Up to and including the line that contains "(heff) at (850,28)", write out each line of the material from its first line, exactly.
──────── Collected data
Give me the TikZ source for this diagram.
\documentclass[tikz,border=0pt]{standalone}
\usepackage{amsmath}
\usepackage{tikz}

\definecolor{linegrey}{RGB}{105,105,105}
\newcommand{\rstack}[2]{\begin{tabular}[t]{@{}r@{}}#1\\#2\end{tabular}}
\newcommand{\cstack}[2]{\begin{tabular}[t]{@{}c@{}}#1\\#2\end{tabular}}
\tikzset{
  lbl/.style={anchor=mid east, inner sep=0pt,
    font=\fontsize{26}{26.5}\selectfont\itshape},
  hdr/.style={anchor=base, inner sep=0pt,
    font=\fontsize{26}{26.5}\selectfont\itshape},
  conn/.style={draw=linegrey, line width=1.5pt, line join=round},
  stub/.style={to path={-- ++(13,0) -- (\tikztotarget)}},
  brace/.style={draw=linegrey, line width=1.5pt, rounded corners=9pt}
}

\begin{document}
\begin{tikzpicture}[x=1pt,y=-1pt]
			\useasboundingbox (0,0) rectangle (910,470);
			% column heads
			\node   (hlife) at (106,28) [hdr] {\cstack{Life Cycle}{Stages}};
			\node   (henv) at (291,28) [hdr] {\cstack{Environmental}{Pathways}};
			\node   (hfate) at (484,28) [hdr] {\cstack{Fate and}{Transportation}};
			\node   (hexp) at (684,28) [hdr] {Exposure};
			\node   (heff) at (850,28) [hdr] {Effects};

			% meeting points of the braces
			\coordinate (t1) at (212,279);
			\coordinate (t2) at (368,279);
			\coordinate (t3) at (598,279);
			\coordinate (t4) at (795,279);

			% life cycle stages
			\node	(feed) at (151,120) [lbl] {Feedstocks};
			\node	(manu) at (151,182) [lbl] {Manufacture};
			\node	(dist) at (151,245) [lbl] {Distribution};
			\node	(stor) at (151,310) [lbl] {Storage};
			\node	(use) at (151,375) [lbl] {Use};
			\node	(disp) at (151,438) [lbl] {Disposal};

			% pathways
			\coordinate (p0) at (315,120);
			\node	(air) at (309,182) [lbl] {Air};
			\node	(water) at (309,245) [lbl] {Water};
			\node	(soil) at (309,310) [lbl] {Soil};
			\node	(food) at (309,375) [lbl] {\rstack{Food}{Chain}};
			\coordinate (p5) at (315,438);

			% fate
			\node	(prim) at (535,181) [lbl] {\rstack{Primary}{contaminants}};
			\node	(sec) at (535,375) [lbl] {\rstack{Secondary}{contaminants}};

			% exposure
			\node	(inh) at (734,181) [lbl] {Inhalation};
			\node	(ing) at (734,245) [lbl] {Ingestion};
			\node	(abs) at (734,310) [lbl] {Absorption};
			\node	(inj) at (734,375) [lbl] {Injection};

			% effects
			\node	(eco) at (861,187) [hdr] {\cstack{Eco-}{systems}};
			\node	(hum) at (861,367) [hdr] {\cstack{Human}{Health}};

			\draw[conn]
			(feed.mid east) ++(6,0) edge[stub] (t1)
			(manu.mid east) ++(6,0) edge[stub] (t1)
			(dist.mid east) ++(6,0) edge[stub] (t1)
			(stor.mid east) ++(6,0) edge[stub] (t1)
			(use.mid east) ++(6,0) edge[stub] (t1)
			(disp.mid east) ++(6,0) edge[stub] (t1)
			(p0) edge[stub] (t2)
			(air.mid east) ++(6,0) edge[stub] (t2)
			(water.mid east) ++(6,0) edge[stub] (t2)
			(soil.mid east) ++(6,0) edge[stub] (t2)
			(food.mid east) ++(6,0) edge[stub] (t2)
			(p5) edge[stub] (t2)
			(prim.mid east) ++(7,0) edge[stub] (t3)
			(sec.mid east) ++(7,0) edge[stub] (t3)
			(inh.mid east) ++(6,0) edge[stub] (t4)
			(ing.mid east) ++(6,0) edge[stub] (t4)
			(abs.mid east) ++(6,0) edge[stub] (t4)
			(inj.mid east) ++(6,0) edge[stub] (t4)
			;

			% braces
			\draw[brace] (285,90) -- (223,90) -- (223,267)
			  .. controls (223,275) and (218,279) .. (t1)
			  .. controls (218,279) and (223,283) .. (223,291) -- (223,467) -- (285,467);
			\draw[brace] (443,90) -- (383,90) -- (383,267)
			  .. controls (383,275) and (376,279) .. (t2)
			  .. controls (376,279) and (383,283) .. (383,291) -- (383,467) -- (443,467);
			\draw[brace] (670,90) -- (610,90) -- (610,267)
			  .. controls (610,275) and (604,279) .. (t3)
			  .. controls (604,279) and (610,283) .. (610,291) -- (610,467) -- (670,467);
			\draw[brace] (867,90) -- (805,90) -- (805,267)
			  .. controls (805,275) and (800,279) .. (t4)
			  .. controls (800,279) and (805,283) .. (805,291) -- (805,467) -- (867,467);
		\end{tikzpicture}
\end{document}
────────────────
### Solution for this task
Give me the TikZ source for this diagram.
\documentclass[tikz,border=0pt]{standalone}
\usepackage{amsmath}
\usepackage{tikz}

\definecolor{linegrey}{RGB}{105,105,105}
\newcommand{\rstack}[2]{\begin{tabular}[t]{@{}r@{}}#1\\#2\end{tabular}}
\newcommand{\cstack}[2]{\begin{tabular}[t]{@{}c@{}}#1\\#2\end{tabular}}
\tikzset{
  lbl/.style={anchor=mid east, inner sep=0pt,
    font=\fontsize{26}{26.5}\selectfont\itshape},
  hdr/.style={anchor=base, inner sep=0pt,
    font=\fontsize{26}{26.5}\selectfont\itshape},
  conn/.style={draw=linegrey, line width=1.5pt, line join=round},
  stub/.style={to path={-- ++(13,0) -- (\tikztotarget)}},
  brace/.style={draw=linegrey, line width=1.5pt, rounded corners=9pt}
}

\begin{document}
\begin{tikzpicture}[x=1pt,y=-1pt]
			\useasboundingbox (0,0) rectangle (910,470);
			% column heads
			\node   (hlife) at (106,28) [hdr] {\cstack{Life Cycle}{Stages}};
			\node   (henv) at (291,28) [hdr] {\cstack{Environmental}{Pathways}};
			\node   (hfate) at (484,28) [hdr] {\cstack{Fate and}{Transportation}};
			\node   (hexp) at (684,28) [hdr] {Exposure};
			\node   (heff) at (850,28) [hdr] {Effects};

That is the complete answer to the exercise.